Written request:
Pictures stay out of this copy, which runs from the first line of the material through the line containing "const blue = '#3366FF';".

Given information:
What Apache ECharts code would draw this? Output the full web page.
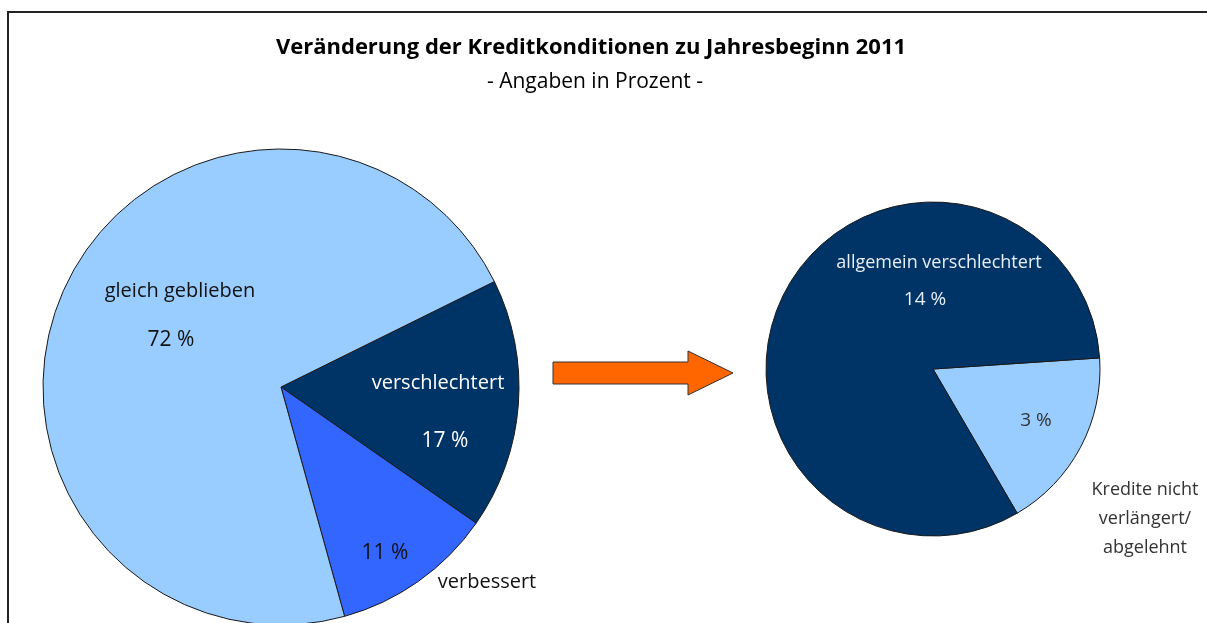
<!DOCTYPE html>
<html>
<head>
<meta charset="utf-8">
<script src="https://cdn.jsdelivr.net/npm/echarts@6/dist/echarts.min.js"></script>
<style>
  html, body { margin: 0; padding: 0; background: #fff; }
  #chart { width: 1207px; height: 623px; }
</style>
</head>
<body>
<div id="chart"></div>
<script>
// Werte
const leftNames = ['verschlechtert', 'verbessert', 'gleich geblieben'];
const leftValues = [17, 11, 72];
const rightNames = ['Kredite nicht\nverlängert/\nabgelehnt', 'allgemein verschlechtert'];
const rightValues = [3, 14];

const titleText = 'Veränderung der Kreditkonditionen zu Jahresbeginn 2011';
const subText = '- Angaben in Prozent -';

const lightBlue = '#99CCFF';
const navy = '#003366';
const blue = '#3366FF';

// Beschriftungs-Positionen (Name / Prozent), Farbe
const leftLabelPos = [
  { name: [438, 383], val: [445, 441], color: '#ffffff' },
  { name: [487, 582], val: [385, 553], color: '#111111' },
  { name: [180, 291], val: [171, 340], color: '#111111' }
];
const rightLabelPos = [
  { name: [1145, 519], val: [1036, 421], color: '#333333' },
  { name: [939, 263], val: [925, 300], color: '#e8eef6' }
];

const font = '"Open Sans", "DejaVu Sans", sans-serif';

function labelGraphics(names, values, pos, size) {
  const out = [];
  names.forEach((n, i) => {
    const p = pos[i];
    out.push({
      type: 'text', x: p.name[0], y: p.name[1], silent: true, z: 100,
      style: { text: n, fill: p.color, font: size + 'px ' + font, textAlign: 'center', textVerticalAlign: 'middle', lineHeight: 29 }
    });
    out.push({
      type: 'text', x: p.val[0], y: p.val[1], silent: true, z: 100,
      style: { text: values[i] + ' %', fill: p.color, font: (size + 1) + 'px ' + font, textAlign: 'center', textVerticalAlign: 'middle' }
    });
  });
  return out;
}

const chart = echarts.init(document.getElementById('chart'));

const pieBase = {
  type: 'pie',
  clockwise: true,
  silent: true,
  label: { show: false },
  labelLine: { show: false },
  emphasis: { disabled: true },
  itemStyle: { borderColor: '#1a1a1a', borderWidth: 1 }
};

chart.setOption({
  animation: false,
  backgroundColor: '#ffffff',
  series: [
    Object.assign({}, pieBase, {
      center: [281, 387],
      radius: 238,
      startAngle: 26.3,
      data: leftNames.map((n, i) => ({ name: n, value: leftValues[i] })),
      color: [navy, blue, lightBlue]
    }),
    Object.assign({}, pieBase, {
      center: [933, 369],
      radius: 167,
      startAngle: 3.8,
      data: rightNames.map((n, i) => ({ name: n, value: rightValues[i] })),
      color: [lightBlue, navy]
    })
  ],
  graphic: [
    // Rahmen
    { type: 'rect', silent: true, shape: { x: 8, y: 12, width: 1400, height: 800 },
      style: { fill: 'none', stroke: '#222', lineWidth: 2 } },
    { type: 'text', x: 591, y: 48, silent: true, z: 100,
      style: { text: titleText, font: 'bold 22px ' + font, fill: '#000', textAlign: 'center', textVerticalAlign: 'middle' } },
    { type: 'text', x: 595, y: 82, silent: true, z: 100,
      style: { text: subText, font: '21px ' + font, fill: '#000', textAlign: 'center', textVerticalAlign: 'middle' } },
    // Pfeil
    { type: 'polygon', silent: true, z: 100,
      shape: { points: [[553, 362], [688, 362], [688, 351], [733, 373], [688, 395], [688, 384], [553, 384]] },
      style: { fill: '#FF6600', stroke: '#333', lineWidth: 1 } }
  ].concat(labelGraphics(leftNames, leftValues, leftLabelPos, 20))
   .concat(labelGraphics(rightNames, rightValues, rightLabelPos, 18))
});
</script>
</body>
</html>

Solution to this exercise:
What Apache ECharts code would draw this? Output the full web page.
<!DOCTYPE html>
<html>
<head>
<meta charset="utf-8">
<script src="https://cdn.jsdelivr.net/npm/echarts@6/dist/echarts.min.js"></script>
<style>
  html, body { margin: 0; padding: 0; background: #fff; }
  #chart { width: 1207px; height: 623px; }
</style>
</head>
<body>
<div id="chart"></div>
<script>
// Werte
const leftNames = ['verschlechtert', 'verbessert', 'gleich geblieben'];
const leftValues = [17, 11, 72];
const rightNames = ['Kredite nicht\nverlängert/\nabgelehnt', 'allgemein verschlechtert'];
const rightValues = [3, 14];

const titleText = 'Veränderung der Kreditkonditionen zu Jahresbeginn 2011';
const subText = '- Angaben in Prozent -';

const lightBlue = '#99CCFF';
const navy = '#003366';
const blue = '#3366FF';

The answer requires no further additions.